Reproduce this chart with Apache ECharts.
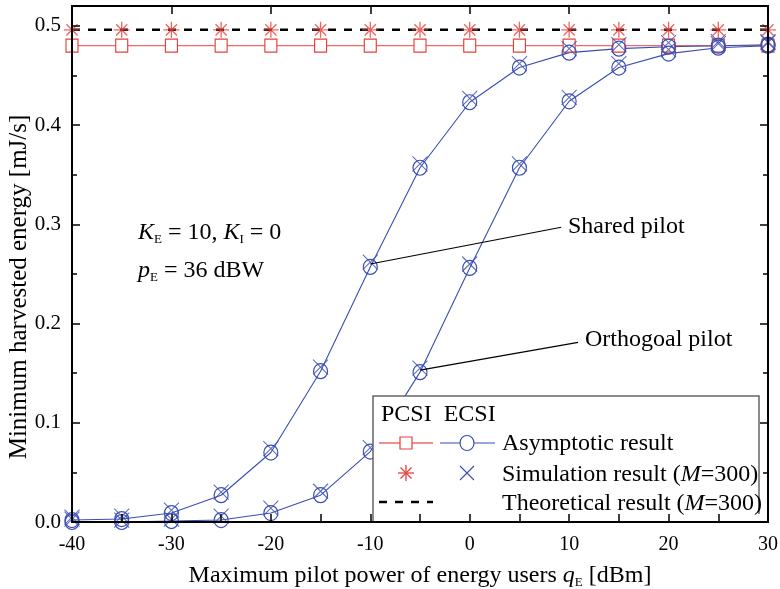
<!DOCTYPE html>
<html><head><meta charset="utf-8">
<script src="https://cdn.jsdelivr.net/npm/echarts@6/dist/echarts.min.js"></script>
<style>html,body{margin:0;padding:0;background:#fff}#c{width:780px;height:589px}</style>
</head><body><div id="c"></div>
<script>
// ---- data ----
const xValues = [-40,-35,-30,-25,-20,-15,-10,-5,0,5,10,15,20,25,30];
const pcsiAsym = [0.480,0.480,0.480,0.480,0.480,0.480,0.480,0.480,0.480,0.480,0.480,0.480,0.480,0.480,0.480];
const pcsiSim  = [0.496,0.496,0.496,0.496,0.496,0.496,0.496,0.496,0.496,0.496,0.496,0.496,0.496,0.496,0.496];
const theoretical = 0.496;
const sharedAsym = [0.002,0.003,0.009,0.027,0.070,0.152,0.257,0.357,0.423,0.458,0.473,0.477,0.479,0.480,0.481];
const sharedSim  = [0.005,0.006,0.012,0.030,0.074,0.156,0.262,0.361,0.427,0.462,0.477,0.481,0.483,0.484,0.484];
const orthoAsym  = [0.000,0.000,0.001,0.002,0.009,0.027,0.071,0.151,0.256,0.357,0.424,0.458,0.472,0.478,0.480];
const orthoSim   = [0.003,0.002,0.003,0.006,0.014,0.031,0.075,0.155,0.260,0.361,0.428,0.462,0.476,0.482,0.483];
const yTicks = [0.0,0.1,0.2,0.3,0.4,0.5];

const pair = arr => xValues.map((x,i)=>[x,arr[i]]);
const RED = '#e8403a', RED_LINE = '#f06a66', BLUE = '#3a4db3', FONT = 'Liberation Serif';
const asterisk = 'path://M0,-10L0,10M-10,0L10,0M-7,-7L7,7M-7,7L7,-7';
const cross = 'path://M-10,-10L10,10M-10,10L10,-10';

const chart = echarts.init(document.getElementById('c'), null, {renderer:'canvas'});
const axisCommon = {
  axisLine:{show:true,onZero:false,lineStyle:{color:'#000',width:2}},
  splitLine:{show:false}
};
const option = {
  animation:false,
  backgroundColor:'#fff',
  grid:{left:72,right:12,top:6,bottom:67,containLabel:false,outerBoundsMode:'none'},
  xAxis:[
    Object.assign({type:'value',min:-40,max:30,interval:10,position:'bottom',z:10,
      axisTick:{inside:true,length:8,lineStyle:{color:'#000',width:1.5}},
      minorTick:{show:true,splitNumber:2,length:8,lineStyle:{color:'#000',width:1.5}},
      axisLabel:{color:'#000',fontFamily:FONT,fontSize:20,margin:13},
      name:'Maximum pilot power of energy users {i|q}{s|E} [dBm]',
      nameLocation:'middle',nameGap:40,
      nameTextStyle:{color:'#000',fontFamily:FONT,fontSize:24,
        rich:{i:{fontFamily:FONT,fontSize:24,fontStyle:'italic',color:'#000'},
              s:{fontFamily:FONT,fontSize:13,color:'#000',verticalAlign:'bottom',padding:[14,0,0,0]}}}
    },axisCommon),
    Object.assign({type:'value',min:-40,max:30,interval:10,position:'top',z:10,
      axisTick:{inside:true,length:8,lineStyle:{color:'#000',width:1.5}},
      axisLabel:{show:false}},axisCommon)
  ],
  yAxis:[
    Object.assign({type:'value',min:0,max:0.52,interval:0.1,position:'left',z:10,
      axisTick:{inside:true,length:8,lineStyle:{color:'#000',width:1.5}},
      minorTick:{show:true,splitNumber:2,length:5,lineStyle:{color:'#000',width:1.5}},
      axisLabel:{color:'#000',fontFamily:FONT,fontSize:21,margin:11,
        formatter:v=>{const t=yTicks.find(k=>Math.abs(k-v)<1e-6);return t===undefined?'':t.toFixed(1);}},
      name:'Minimum harvested energy [mJ/s]',nameLocation:'middle',nameGap:40,nameMoveOverlap:false,
      nameTextStyle:{color:'#000',fontFamily:FONT,fontSize:25,padding:[0,46,0,0]}
    },axisCommon),
    Object.assign({type:'value',min:0,max:0.52,interval:0.1,position:'right',z:10,
      axisTick:{inside:true,length:8,lineStyle:{color:'#000',width:1.5}},
      minorTick:{show:true,splitNumber:2,length:5,lineStyle:{color:'#000',width:1.5}},
      axisLabel:{show:false}},axisCommon)
  ],
  series:[
    {type:'line',name:'PCSI asym',data:pair(pcsiAsym),symbol:'rect',symbolSize:[12,13],
      lineStyle:{color:RED_LINE,width:1.3},itemStyle:{color:'#fff',borderColor:RED,borderWidth:1.2},z:3},
    {type:'line',name:'Theoretical',data:[[xValues[0],theoretical],[xValues[xValues.length-1],theoretical]],
      showSymbol:false,symbol:'none',lineStyle:{color:'#000',width:2.5,type:[8,8]},z:4},
    {type:'scatter',name:'PCSI sim',data:pair(pcsiSim),symbol:asterisk,symbolSize:16,
      itemStyle:{color:'rgba(0,0,0,0)',borderColor:RED,borderWidth:1.3},z:5},
    {type:'line',name:'Shared asym',data:pair(sharedAsym),symbol:'circle',symbolSize:[14,15],
      lineStyle:{color:BLUE,width:1.1},itemStyle:{color:'rgba(255,255,255,0)',borderColor:BLUE,borderWidth:1.2},z:3,
      markLine:{silent:true,symbol:['none','arrow'],symbolSize:[0,11],
        lineStyle:{color:'#000',width:1.2,type:'solid'},label:{show:false},
        data:[
          [{coord:[-10,0.26]},{coord:[9.2,0.297]}],
          [{coord:[-5,0.153]},{coord:[10.9,0.181]}]
        ]}},
    {type:'scatter',name:'Shared sim',data:pair(sharedSim),symbol:cross,symbolSize:15,
      itemStyle:{color:'rgba(0,0,0,0)',borderColor:BLUE,borderWidth:1.1},z:4},
    {type:'line',name:'Ortho asym',data:pair(orthoAsym),symbol:'circle',symbolSize:[14,15],
      lineStyle:{color:BLUE,width:1.1},itemStyle:{color:'rgba(255,255,255,0)',borderColor:BLUE,borderWidth:1.2},z:3},
    {type:'scatter',name:'Ortho sim',data:pair(orthoSim),symbol:cross,symbolSize:15,
      itemStyle:{color:'rgba(0,0,0,0)',borderColor:BLUE,borderWidth:1.1},z:4}
  ],
  graphic:[
    {type:'text',left:138,top:221,z:6,style:{
      text:'{i|K}{s|E}{n| = 10, }{i|K}{s|I}{n| = 0}',
      rich:{i:{fontFamily:FONT,fontSize:24,fontStyle:'italic',fill:'#000'},
            n:{fontFamily:FONT,fontSize:24,fill:'#000'},
            s:{fontFamily:FONT,fontSize:13,fill:'#000',padding:[14,0,0,0]}}}},
    {type:'text',left:138,top:259,z:6,style:{
      text:'{i|p}{s|E}{n| = 36 dBW}',
      rich:{i:{fontFamily:FONT,fontSize:24,fontStyle:'italic',fill:'#000'},
            n:{fontFamily:FONT,fontSize:24,fill:'#000'},
            s:{fontFamily:FONT,fontSize:13,fill:'#000',padding:[14,0,0,0]}}}},
    {type:'text',left:568,top:215,z:6,style:{text:'Shared pilot',font:'24px "Liberation Serif"',fill:'#000'}},
    {type:'text',left:585,top:328,z:6,style:{text:'Orthogoal pilot',font:'24px "Liberation Serif"',fill:'#000'}},
    // legend box
    {type:'group',z:6,children:[
      {type:'rect',shape:{x:373,y:396,width:386,height:118},style:{fill:'#fff',stroke:'none'},z:6},
      {type:'polyline',shape:{points:[[373,522],[373,396],[759,396],[759,514]]},style:{stroke:'#666',lineWidth:1.5,fill:null},z:7},
      {type:'text',x:381,y:403,z:7,style:{text:'PCSI  ECSI',font:'24px "Liberation Serif"',fill:'#000'}},
      {type:'line',shape:{x1:379,y1:443,x2:433,y2:443},style:{stroke:RED_LINE,lineWidth:1.3},z:7},
      {type:'rect',shape:{x:400,y:437,width:12,height:12},style:{fill:'#fff',stroke:RED,lineWidth:1.2},z:8},
      {type:'line',shape:{x1:440,y1:443,x2:495,y2:443},style:{stroke:BLUE,lineWidth:1.1},z:7},
      {type:'ellipse',shape:{cx:467,cy:443,rx:7,ry:7.5},style:{fill:'#fff',stroke:BLUE,lineWidth:1.2},z:8},
      {type:'text',x:502,y:432,z:7,style:{text:'Asymptotic result',font:'24px "Liberation Serif"',fill:'#000'}},
      {type:'line',shape:{x1:406,y1:465,x2:406,y2:481},style:{stroke:RED,lineWidth:1.3},z:7},
      {type:'line',shape:{x1:398,y1:473,x2:414,y2:473},style:{stroke:RED,lineWidth:1.3},z:7},
      {type:'line',shape:{x1:400.5,y1:467.5,x2:411.5,y2:478.5},style:{stroke:RED,lineWidth:1.3},z:7},
      {type:'line',shape:{x1:400.5,y1:478.5,x2:411.5,y2:467.5},style:{stroke:RED,lineWidth:1.3},z:7},
      {type:'line',shape:{x1:460,y1:466,x2:474,y2:480},style:{stroke:BLUE,lineWidth:1.1},z:7},
      {type:'line',shape:{x1:460,y1:480,x2:474,y2:466},style:{stroke:BLUE,lineWidth:1.1},z:7},
      {type:'text',x:502,y:463,z:7,style:{text:'Simulation result ({i|M}=300)',font:'24px "Liberation Serif"',fill:'#000',
        rich:{i:{font:'italic 24px "Liberation Serif"',fill:'#000'}}}},
      {type:'line',shape:{x1:379,y1:502,x2:433,y2:502},style:{stroke:'#000',lineWidth:2.5,lineDash:[8,8]},z:7},
      {type:'text',x:502,y:492,z:7,style:{text:'Theoretical result ({i|M}=300)',font:'24px "Liberation Serif"',fill:'#000',
        rich:{i:{font:'italic 24px "Liberation Serif"',fill:'#000'}}}}
    ]}
  ]
};
chart.setOption(option);
</script></body></html>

Task prompt.
Restate the data word for word from its first line through the line with "const cross = 'path://M-10,-10L10,10M-10,10L10,-10';", leaving out any picture along the way.

Written answer.
Reproduce this chart with Apache ECharts.
<!DOCTYPE html>
<html><head><meta charset="utf-8">
<script src="https://cdn.jsdelivr.net/npm/echarts@6/dist/echarts.min.js"></script>
<style>html,body{margin:0;padding:0;background:#fff}#c{width:780px;height:589px}</style>
</head><body><div id="c"></div>
<script>
// ---- data ----
const xValues = [-40,-35,-30,-25,-20,-15,-10,-5,0,5,10,15,20,25,30];
const pcsiAsym = [0.480,0.480,0.480,0.480,0.480,0.480,0.480,0.480,0.480,0.480,0.480,0.480,0.480,0.480,0.480];
const pcsiSim  = [0.496,0.496,0.496,0.496,0.496,0.496,0.496,0.496,0.496,0.496,0.496,0.496,0.496,0.496,0.496];
const theoretical = 0.496;
const sharedAsym = [0.002,0.003,0.009,0.027,0.070,0.152,0.257,0.357,0.423,0.458,0.473,0.477,0.479,0.480,0.481];
const sharedSim  = [0.005,0.006,0.012,0.030,0.074,0.156,0.262,0.361,0.427,0.462,0.477,0.481,0.483,0.484,0.484];
const orthoAsym  = [0.000,0.000,0.001,0.002,0.009,0.027,0.071,0.151,0.256,0.357,0.424,0.458,0.472,0.478,0.480];
const orthoSim   = [0.003,0.002,0.003,0.006,0.014,0.031,0.075,0.155,0.260,0.361,0.428,0.462,0.476,0.482,0.483];
const yTicks = [0.0,0.1,0.2,0.3,0.4,0.5];

const pair = arr => xValues.map((x,i)=>[x,arr[i]]);
const RED = '#e8403a', RED_LINE = '#f06a66', BLUE = '#3a4db3', FONT = 'Liberation Serif';
const asterisk = 'path://M0,-10L0,10M-10,0L10,0M-7,-7L7,7M-7,7L7,-7';
const cross = 'path://M-10,-10L10,10M-10,10L10,-10';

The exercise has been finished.